The introduction lays out the basic intellectual framework of the book. It argues that human agency is derived from collectively produced reliance systems such as energy, transportation and water. These systems are governed by complex formal and informal agreements called spatial contracts, which differ depending on the system, geography and moment in history. These spatial contracts need to become the focal point of twenty-first-century politics.
This chapter explains the concept of reliance and reliance systems – the way in which human agency stems from collectively produced systems. It then links this understanding of reliance and agency to capabilities theory, and explains the contribution that reliance systems make to rendering capabilities theory more aware of the materiality of capabilities. The chapter then delves into the nature of reliance systems, focusing on separating the material and functional components of reliance systems. We explain the need to modify social contract theory in order to pursue a better politics of reliance systems, as opposed to other possible political avenues such as rights and deliberative democracy. The chapter ends by suggesting six principles for examining the morality of any given spatial contract.
This chapter focuses on building an analytical framework for understanding reliance systems and spatial contracts. It is based on the argument that we must begin with the system, and understand the politics from the system up, rather than from the politics down. The framework draws on systems thinking to establish how we can differentiate between different systems. It then uses this systems perspective to repurpose ideas from economics which are useful if focused on systems instead of commodities.

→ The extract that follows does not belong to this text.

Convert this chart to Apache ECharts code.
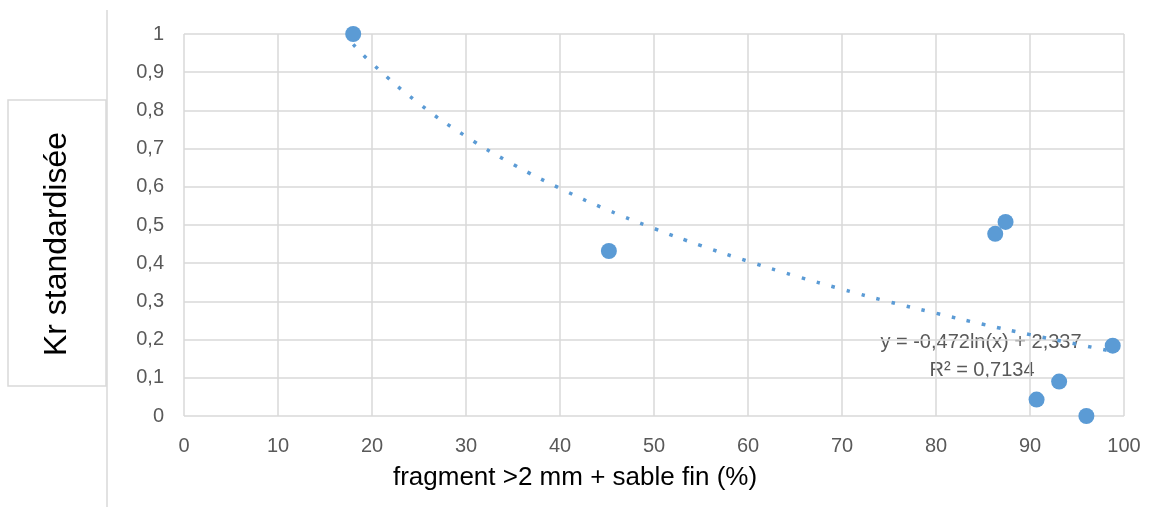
<!DOCTYPE html>
<html>
<head>
<meta charset="utf-8">
<script src="https://cdn.jsdelivr.net/npm/echarts@6/dist/echarts.min.js"></script>
<style>
  html, body { margin: 0; padding: 0; background: #fff; }
  #chart { width: 1166px; height: 507px; }
</style>
</head>
<body>
<div id="chart"></div>
<script>
// points
var fragSable = [18.0, 45.2, 86.3, 87.4, 98.8, 93.1, 90.7, 96.0];
var krStd = [1.0, 0.432, 0.477, 0.508, 0.184, 0.090, 0.043, 0.0];

// logarithmic trend line (y = -0,472ln(x) + 2,337) sampled
var trendX = [18, 20, 25, 30, 35, 40, 45, 50, 55, 60, 65, 70, 75, 80, 85, 90, 95, 99];
var trendY = [0.973, 0.923, 0.818, 0.732, 0.659, 0.596, 0.540, 0.491, 0.446, 0.405, 0.367, 0.332, 0.299, 0.269, 0.240, 0.213, 0.188, 0.168];

var eqText = ['y = -0,472ln(x) + 2,337', 'R² = 0,7134'];
var xTitle = 'fragment >2 mm + sable fin (%)';
var yTitle = 'Kr standardisée';

var FONT = 'Liberation Sans';
var BLUE = '#5b9bd5';

var pts = [];
for (var i = 0; i < fragSable.length; i++) {
    pts.push([fragSable[i], krStd[i]]);
}
var trend = [];
for (var j = 0; j < trendX.length; j++) {
    trend.push([trendX[j], trendY[j]]);
}

var myChart = echarts.init(document.getElementById('chart'));
var option = {
    animation: false,
    grid: { left: 184, right: 42, top: 34, bottom: 91 },
    xAxis: {
        type: 'value',
        min: 0, max: 100, interval: 10,
        axisLine: { show: false },
        axisTick: { show: false },
        axisLabel: { color: '#595959', fontFamily: FONT, fontSize: 20, margin: 20 },
        splitLine: { show: true, lineStyle: { color: '#d9d9d9', width: 1.5 } }
    },
    yAxis: {
        type: 'value',
        min: 0, max: 1, interval: 0.1,
        axisLine: { show: false },
        axisTick: { show: false },
        axisLabel: {
            color: '#595959', fontFamily: FONT, fontSize: 20, margin: 20,
            formatter: function (v) { return String(Math.round(v * 10) / 10).replace('.', ','); }
        },
        splitLine: { show: true, lineStyle: { color: '#d9d9d9', width: 1.5 } }
    },
    series: [
        {
            name: 'trend',
            type: 'line',
            data: trend,
            smooth: true,
            symbol: 'none',
            lineStyle: { color: BLUE, width: 3.5, type: [3.5, 12] },
            z: 2
        },
        {
            name: 'Kr',
            type: 'scatter',
            data: pts,
            symbolSize: 16,
            itemStyle: { color: BLUE, opacity: 1 },
            z: 3
        }
    ],
    graphic: [
        { type: 'line', shape: { x1: 107, y1: 10, x2: 107, y2: 507 }, style: { stroke: '#d9d9d9', lineWidth: 1.5 } },
        { type: 'rect', shape: { x: 8, y: 100, width: 98, height: 286 }, style: { fill: '#fff', stroke: '#d9d9d9', lineWidth: 1.5 } },
        {
            type: 'text', x: 57, y: 244, rotation: Math.PI / 2,
            style: { text: yTitle, font: '32px "' + FONT + '"', fill: '#000', align: 'center', verticalAlign: 'middle' }
        },
        {
            type: 'text', x: 575, y: 478,
            style: { text: xTitle, font: '26px "' + FONT + '"', fill: '#000', align: 'center', verticalAlign: 'middle' }
        },
        {
            type: 'text', x: 981, y: 342,
            style: { text: eqText[0], font: '20px "' + FONT + '"', fill: '#595959', align: 'center', verticalAlign: 'middle' }
        },
        {
            type: 'text', x: 982, y: 370,
            style: { text: eqText[1], font: '20px "' + FONT + '"', fill: '#595959', align: 'center', verticalAlign: 'middle' }
        }
    ]
};
myChart.setOption(option);
</script>
</body>
</html>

This chapter continues the work of building the analytical framework. Rather than pulling apart systems to appreciate their differences, as in Chapter 2, this chapter explains how systems must be seen together as human settlements. This settlements perspective illuminates two important sets of divisions that may hinder the development of healthier spatial contracts – the divide between urban and rural, and that between formal and informal.
This chapter furthers the development of the analytical framework by focusing on the relationship between reliance systems and exploitation. It reworks Iris Marion Young’s five faces of oppression for use with reliance systems and the spatial contract. These five faces are exploitation, marginalization, powerlessness, cultural imperialism and violence.
This chapter summarizes the key contributions of the book. It highlights the way the text operates as three interlocking frameworks: an intellectual framework focused on an understanding of the relationship between collectively produced systems and human agency; a political framework which insists on the need for these systems to become the centre of politics; and an analytical framework which understands systems in context, with a focus on exploitation. It further demonstrates the utility of these frameworks by briefly analysing two current cases: the push for universal basic income globally, and the focus on the Green New Deal in the United States. The chapter also lists ten areas where future work is needed.